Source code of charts
========================================

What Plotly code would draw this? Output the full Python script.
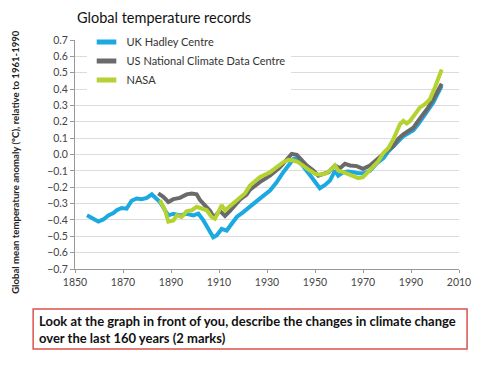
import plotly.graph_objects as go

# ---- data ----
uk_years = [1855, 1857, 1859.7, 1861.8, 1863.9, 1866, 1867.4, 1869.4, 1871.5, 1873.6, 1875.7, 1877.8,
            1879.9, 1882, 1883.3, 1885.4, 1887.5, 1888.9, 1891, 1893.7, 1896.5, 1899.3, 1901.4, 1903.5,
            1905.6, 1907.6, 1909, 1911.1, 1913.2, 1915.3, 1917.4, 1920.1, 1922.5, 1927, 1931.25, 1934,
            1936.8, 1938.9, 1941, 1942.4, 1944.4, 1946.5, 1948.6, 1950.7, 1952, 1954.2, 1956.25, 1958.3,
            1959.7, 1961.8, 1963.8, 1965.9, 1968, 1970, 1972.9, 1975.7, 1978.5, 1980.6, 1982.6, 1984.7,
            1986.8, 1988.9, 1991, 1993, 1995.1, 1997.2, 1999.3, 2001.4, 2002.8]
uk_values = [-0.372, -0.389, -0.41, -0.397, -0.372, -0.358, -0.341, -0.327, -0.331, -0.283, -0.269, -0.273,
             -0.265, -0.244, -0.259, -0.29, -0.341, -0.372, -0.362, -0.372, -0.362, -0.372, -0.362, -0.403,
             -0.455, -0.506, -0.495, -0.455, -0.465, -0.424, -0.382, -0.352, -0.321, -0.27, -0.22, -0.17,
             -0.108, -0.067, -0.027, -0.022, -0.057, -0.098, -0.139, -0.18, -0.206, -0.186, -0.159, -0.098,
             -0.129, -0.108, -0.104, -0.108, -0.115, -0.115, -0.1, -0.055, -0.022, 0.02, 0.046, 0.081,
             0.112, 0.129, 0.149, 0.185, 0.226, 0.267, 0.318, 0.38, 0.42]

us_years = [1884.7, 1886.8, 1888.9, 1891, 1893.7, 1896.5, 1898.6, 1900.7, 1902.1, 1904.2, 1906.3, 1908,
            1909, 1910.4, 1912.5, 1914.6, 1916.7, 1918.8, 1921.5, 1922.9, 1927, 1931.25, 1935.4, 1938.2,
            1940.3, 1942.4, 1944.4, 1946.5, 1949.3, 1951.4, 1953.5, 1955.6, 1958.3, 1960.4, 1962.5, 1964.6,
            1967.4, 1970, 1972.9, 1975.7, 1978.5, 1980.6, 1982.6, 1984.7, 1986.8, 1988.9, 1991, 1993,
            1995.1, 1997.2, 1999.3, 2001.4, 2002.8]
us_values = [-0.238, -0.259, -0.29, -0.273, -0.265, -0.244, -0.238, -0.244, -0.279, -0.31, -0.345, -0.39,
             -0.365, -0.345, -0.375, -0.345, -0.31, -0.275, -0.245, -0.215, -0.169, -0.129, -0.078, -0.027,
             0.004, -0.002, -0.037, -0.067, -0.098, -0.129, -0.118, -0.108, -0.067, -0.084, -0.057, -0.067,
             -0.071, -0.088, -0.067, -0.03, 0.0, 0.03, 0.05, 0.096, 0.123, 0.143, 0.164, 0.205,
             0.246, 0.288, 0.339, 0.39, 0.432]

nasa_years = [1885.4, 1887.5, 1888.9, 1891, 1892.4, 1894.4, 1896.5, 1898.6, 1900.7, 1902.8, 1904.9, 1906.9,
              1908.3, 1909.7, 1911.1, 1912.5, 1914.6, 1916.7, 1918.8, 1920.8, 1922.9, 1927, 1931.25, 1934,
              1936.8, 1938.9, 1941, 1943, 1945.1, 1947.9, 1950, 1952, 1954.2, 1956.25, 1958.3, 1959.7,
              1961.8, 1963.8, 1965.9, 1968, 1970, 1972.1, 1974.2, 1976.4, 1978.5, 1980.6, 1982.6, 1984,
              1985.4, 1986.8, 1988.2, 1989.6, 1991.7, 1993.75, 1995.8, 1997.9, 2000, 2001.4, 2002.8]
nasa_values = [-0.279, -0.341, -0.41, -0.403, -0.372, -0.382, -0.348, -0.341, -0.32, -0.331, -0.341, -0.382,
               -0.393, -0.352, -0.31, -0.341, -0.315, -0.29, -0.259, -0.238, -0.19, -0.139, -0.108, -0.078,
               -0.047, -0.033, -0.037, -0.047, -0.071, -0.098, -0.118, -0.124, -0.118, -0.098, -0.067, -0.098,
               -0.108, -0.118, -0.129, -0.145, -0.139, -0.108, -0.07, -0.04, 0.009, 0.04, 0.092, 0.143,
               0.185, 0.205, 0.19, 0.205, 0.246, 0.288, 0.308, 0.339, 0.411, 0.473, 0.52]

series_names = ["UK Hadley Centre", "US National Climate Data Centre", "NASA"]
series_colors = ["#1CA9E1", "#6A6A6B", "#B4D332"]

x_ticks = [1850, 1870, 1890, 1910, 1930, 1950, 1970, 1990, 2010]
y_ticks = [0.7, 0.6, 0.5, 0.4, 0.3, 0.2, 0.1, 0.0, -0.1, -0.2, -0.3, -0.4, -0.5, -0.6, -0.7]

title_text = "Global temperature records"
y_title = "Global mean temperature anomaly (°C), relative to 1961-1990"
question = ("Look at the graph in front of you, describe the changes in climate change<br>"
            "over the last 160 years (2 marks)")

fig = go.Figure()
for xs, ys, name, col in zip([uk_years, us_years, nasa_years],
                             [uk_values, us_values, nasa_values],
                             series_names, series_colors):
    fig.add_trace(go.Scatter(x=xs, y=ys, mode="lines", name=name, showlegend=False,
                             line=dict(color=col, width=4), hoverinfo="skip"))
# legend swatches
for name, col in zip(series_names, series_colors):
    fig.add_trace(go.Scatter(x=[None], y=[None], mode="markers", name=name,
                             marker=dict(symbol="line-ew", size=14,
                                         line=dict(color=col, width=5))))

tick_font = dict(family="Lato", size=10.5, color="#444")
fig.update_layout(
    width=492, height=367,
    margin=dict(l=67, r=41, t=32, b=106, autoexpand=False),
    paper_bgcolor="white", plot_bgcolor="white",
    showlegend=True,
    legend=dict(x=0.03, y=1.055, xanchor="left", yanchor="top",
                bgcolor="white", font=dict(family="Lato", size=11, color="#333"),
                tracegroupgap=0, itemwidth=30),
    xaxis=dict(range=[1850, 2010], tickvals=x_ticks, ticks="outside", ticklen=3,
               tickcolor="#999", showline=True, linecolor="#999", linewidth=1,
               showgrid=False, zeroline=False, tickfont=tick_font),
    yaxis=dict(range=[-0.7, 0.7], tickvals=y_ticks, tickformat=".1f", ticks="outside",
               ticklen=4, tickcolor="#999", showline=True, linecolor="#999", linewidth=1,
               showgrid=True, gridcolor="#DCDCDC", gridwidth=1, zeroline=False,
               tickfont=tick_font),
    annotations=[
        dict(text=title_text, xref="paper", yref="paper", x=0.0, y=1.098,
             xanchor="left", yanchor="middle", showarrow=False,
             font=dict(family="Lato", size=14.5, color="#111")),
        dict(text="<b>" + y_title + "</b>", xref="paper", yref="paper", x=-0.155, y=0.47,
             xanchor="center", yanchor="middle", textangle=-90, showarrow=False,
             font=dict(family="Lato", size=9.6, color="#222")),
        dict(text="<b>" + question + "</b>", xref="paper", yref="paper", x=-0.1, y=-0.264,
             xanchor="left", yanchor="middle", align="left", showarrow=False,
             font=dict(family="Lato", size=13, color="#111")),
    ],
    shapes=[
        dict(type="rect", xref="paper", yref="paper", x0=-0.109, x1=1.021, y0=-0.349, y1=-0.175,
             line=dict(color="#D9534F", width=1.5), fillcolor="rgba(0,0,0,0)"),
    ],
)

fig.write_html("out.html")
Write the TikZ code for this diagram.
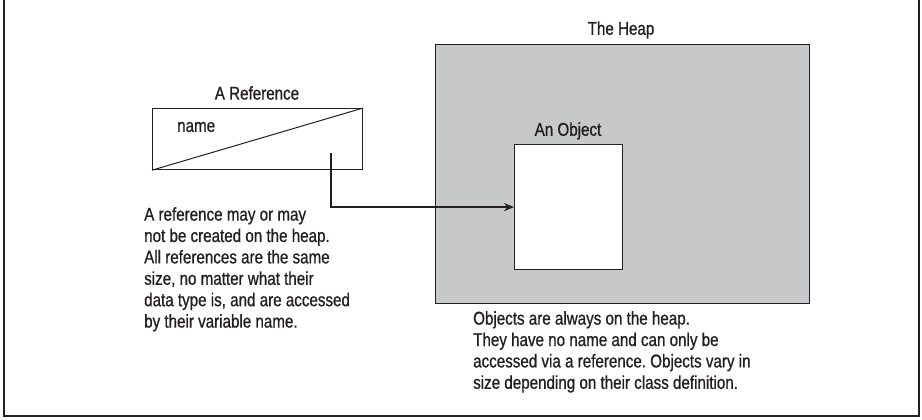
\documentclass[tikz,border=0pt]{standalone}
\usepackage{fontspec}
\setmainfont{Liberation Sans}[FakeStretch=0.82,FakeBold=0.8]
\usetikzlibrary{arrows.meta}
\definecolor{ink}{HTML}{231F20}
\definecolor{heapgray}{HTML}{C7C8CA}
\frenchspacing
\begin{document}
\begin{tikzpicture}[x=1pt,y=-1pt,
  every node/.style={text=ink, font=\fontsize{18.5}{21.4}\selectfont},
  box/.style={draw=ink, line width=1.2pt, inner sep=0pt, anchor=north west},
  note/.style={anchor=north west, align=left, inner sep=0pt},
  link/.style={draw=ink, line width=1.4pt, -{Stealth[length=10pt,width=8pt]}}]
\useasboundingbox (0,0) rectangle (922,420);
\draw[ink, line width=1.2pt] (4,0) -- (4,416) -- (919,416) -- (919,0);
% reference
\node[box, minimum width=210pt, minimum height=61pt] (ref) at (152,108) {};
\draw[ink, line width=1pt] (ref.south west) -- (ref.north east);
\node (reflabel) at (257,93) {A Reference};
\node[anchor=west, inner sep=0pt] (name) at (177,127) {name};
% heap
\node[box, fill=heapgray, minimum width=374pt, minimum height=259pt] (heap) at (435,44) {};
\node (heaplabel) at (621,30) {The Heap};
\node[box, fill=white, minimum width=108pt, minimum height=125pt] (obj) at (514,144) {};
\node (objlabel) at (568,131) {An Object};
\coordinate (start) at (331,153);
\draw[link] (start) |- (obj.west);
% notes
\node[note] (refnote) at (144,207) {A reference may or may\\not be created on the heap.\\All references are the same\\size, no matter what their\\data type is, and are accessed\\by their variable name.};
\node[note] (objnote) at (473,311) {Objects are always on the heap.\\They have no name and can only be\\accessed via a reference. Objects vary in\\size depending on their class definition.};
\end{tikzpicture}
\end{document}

========================================

## [Problem statement]
The lines from the start of the entries above through the one containing "import plotly.graph_objects as go" are to be retyped exactly, and no others. Pictures are left out.

## [Complete response]
What Plotly code would draw this? Output the full Python script.
import plotly.graph_objects as go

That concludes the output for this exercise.